** Task description **
Gather each line containing the string "this" from these entries.

** Exercise material **
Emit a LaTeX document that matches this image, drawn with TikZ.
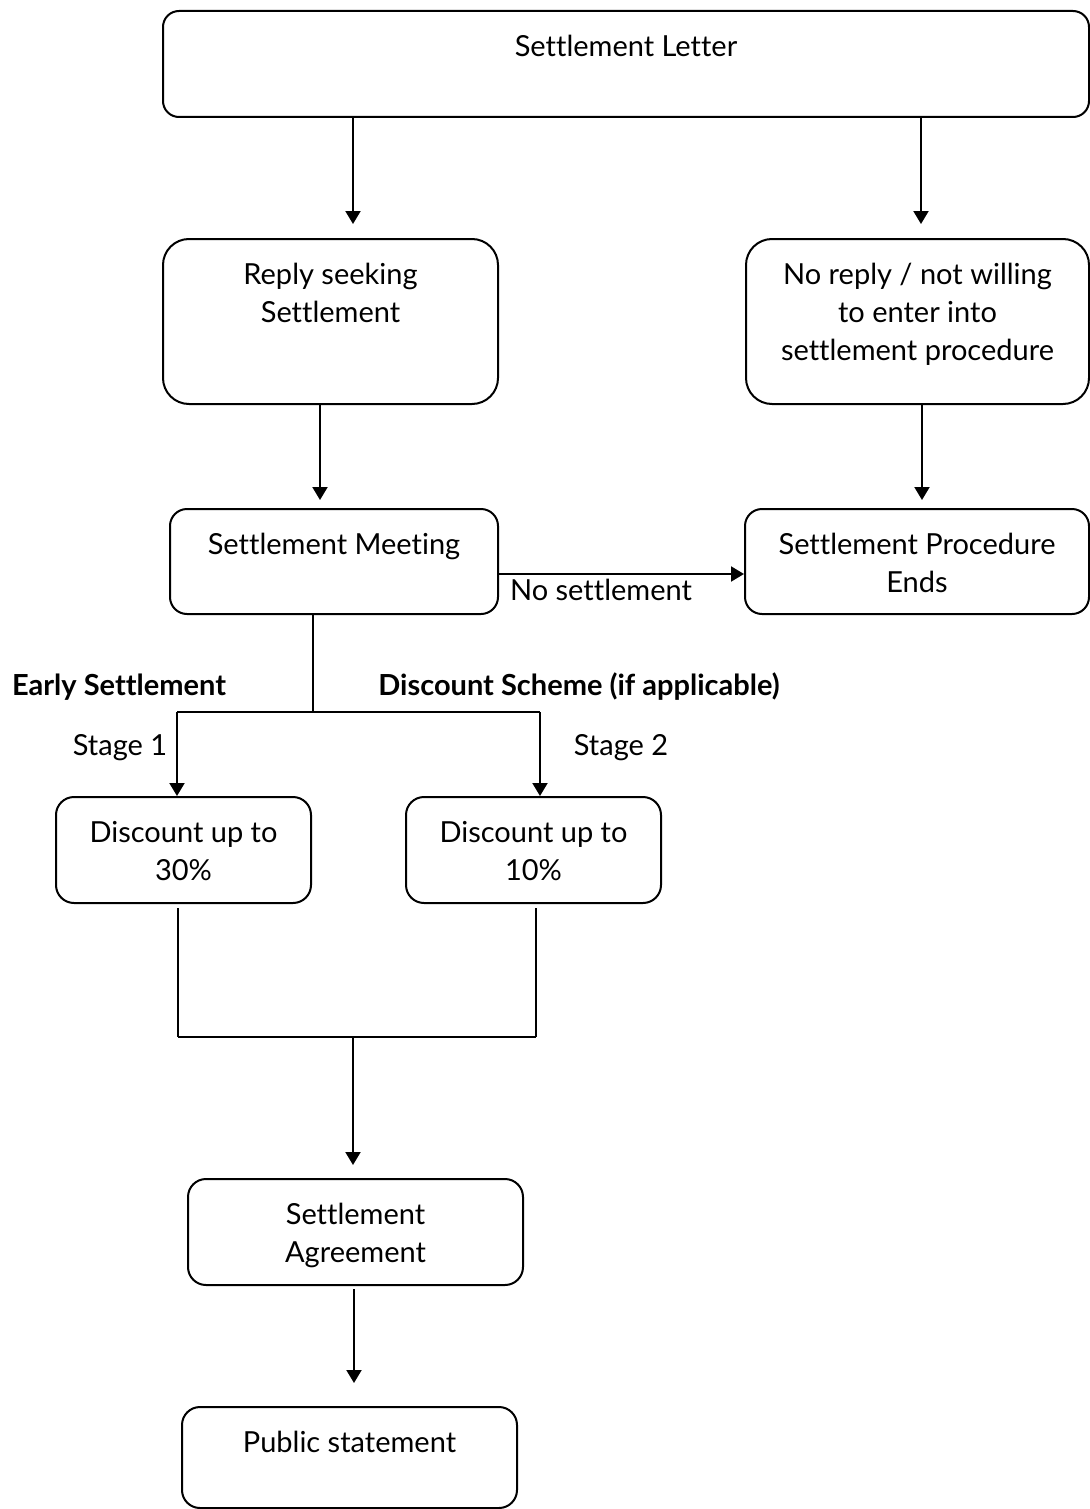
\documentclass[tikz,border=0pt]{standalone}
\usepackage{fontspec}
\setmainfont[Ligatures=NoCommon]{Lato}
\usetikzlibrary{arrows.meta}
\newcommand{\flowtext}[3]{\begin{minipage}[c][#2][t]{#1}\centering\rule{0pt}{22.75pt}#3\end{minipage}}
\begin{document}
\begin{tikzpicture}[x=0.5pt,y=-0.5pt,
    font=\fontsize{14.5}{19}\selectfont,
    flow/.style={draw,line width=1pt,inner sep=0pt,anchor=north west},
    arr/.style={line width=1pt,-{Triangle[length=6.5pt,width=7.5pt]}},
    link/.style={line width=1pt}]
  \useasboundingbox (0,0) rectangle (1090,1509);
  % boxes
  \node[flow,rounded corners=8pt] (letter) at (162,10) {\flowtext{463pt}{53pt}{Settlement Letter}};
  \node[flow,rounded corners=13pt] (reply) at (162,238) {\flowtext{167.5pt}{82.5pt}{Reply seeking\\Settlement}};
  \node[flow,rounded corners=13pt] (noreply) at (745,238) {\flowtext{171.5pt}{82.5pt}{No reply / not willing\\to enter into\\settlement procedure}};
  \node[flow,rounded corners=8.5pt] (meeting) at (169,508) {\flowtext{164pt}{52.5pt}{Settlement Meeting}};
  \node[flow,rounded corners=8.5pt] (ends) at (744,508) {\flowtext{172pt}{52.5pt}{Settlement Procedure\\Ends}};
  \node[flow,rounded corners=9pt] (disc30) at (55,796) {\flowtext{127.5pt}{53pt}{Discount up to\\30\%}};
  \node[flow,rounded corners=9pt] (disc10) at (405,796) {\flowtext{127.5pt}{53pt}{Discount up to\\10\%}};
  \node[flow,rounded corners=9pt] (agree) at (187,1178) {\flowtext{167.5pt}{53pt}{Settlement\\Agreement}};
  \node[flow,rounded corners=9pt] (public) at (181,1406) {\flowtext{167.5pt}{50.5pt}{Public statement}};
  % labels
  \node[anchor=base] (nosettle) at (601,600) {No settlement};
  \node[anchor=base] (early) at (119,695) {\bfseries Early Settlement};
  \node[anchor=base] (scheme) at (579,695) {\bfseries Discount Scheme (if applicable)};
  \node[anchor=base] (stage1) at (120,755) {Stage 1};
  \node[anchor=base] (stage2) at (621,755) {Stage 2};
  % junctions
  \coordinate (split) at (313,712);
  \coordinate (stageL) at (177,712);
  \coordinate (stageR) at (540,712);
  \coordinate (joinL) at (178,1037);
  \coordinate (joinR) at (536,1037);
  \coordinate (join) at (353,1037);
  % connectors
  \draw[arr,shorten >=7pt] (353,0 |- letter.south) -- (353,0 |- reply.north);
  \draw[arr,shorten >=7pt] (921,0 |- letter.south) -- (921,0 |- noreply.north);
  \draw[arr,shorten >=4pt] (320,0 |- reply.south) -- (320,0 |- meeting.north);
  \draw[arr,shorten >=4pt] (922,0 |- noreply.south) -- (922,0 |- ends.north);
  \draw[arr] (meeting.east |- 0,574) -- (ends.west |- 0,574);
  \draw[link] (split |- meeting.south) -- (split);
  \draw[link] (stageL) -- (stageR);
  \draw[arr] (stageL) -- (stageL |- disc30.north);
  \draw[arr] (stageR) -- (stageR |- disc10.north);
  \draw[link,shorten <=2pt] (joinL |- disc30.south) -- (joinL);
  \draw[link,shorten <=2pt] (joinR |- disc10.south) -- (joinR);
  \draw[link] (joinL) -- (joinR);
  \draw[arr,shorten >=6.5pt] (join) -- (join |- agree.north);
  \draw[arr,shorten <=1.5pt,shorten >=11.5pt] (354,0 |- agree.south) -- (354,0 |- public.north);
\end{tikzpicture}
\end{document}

---

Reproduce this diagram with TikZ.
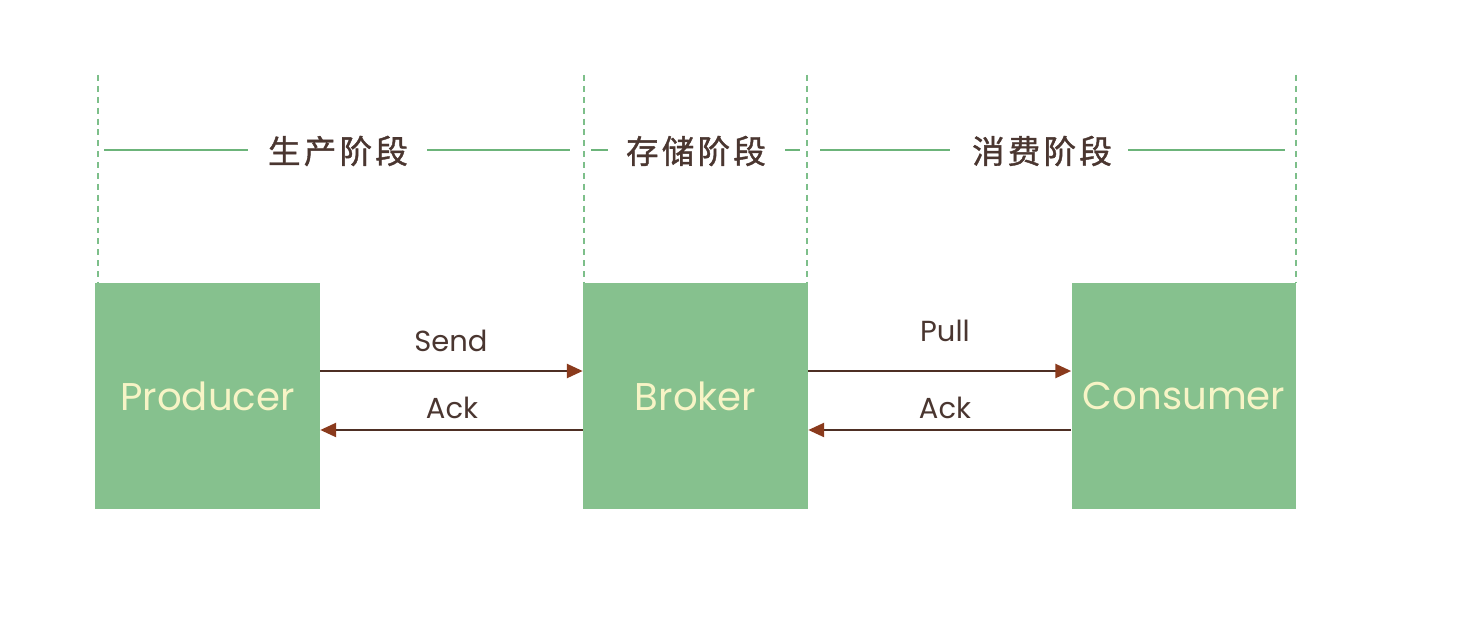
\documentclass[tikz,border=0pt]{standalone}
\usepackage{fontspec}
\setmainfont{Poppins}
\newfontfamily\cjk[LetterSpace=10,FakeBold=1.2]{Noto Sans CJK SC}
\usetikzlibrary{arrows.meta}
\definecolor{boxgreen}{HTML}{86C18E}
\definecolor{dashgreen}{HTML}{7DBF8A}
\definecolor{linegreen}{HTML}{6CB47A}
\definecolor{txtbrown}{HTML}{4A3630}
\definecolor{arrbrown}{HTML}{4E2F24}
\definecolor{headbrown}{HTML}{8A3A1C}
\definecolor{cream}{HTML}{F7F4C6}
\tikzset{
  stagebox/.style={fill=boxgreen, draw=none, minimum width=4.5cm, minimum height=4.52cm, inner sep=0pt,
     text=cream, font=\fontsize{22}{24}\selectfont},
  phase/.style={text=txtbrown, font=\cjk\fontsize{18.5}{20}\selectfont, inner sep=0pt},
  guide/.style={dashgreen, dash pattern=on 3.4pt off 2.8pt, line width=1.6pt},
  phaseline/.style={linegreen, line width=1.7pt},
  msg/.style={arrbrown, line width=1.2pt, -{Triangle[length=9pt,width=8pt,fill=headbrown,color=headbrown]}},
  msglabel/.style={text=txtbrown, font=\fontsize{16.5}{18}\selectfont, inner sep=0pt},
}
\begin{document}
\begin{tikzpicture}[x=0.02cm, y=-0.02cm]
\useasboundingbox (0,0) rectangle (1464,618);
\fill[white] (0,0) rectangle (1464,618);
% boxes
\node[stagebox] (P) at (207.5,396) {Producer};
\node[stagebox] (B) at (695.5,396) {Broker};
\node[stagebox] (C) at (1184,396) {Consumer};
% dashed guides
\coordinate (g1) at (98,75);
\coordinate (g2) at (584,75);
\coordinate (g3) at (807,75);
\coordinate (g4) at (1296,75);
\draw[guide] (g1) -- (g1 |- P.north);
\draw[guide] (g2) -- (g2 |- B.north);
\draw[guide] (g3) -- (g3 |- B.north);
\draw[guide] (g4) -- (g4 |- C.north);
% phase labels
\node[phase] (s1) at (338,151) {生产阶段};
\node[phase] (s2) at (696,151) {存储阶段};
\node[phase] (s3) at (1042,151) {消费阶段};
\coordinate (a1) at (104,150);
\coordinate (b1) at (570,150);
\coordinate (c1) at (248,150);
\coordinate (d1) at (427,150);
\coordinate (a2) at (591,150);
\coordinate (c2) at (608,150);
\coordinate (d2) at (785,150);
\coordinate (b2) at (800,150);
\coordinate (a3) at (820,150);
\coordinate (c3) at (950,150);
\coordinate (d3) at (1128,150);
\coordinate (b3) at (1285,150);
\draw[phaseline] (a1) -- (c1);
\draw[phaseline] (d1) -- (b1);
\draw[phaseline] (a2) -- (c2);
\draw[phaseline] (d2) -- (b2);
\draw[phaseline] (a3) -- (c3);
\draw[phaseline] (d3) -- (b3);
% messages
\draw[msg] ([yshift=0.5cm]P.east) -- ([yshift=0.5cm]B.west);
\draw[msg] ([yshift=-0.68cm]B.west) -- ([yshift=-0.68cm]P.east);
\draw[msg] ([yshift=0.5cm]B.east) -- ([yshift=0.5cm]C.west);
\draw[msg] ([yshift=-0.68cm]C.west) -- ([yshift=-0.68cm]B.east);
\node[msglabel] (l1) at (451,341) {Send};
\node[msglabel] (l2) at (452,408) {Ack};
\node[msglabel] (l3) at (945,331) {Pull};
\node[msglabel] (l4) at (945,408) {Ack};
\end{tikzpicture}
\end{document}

** Task answer **
Emit a LaTeX document that matches this image, drawn with TikZ.
Reproduce this diagram with TikZ.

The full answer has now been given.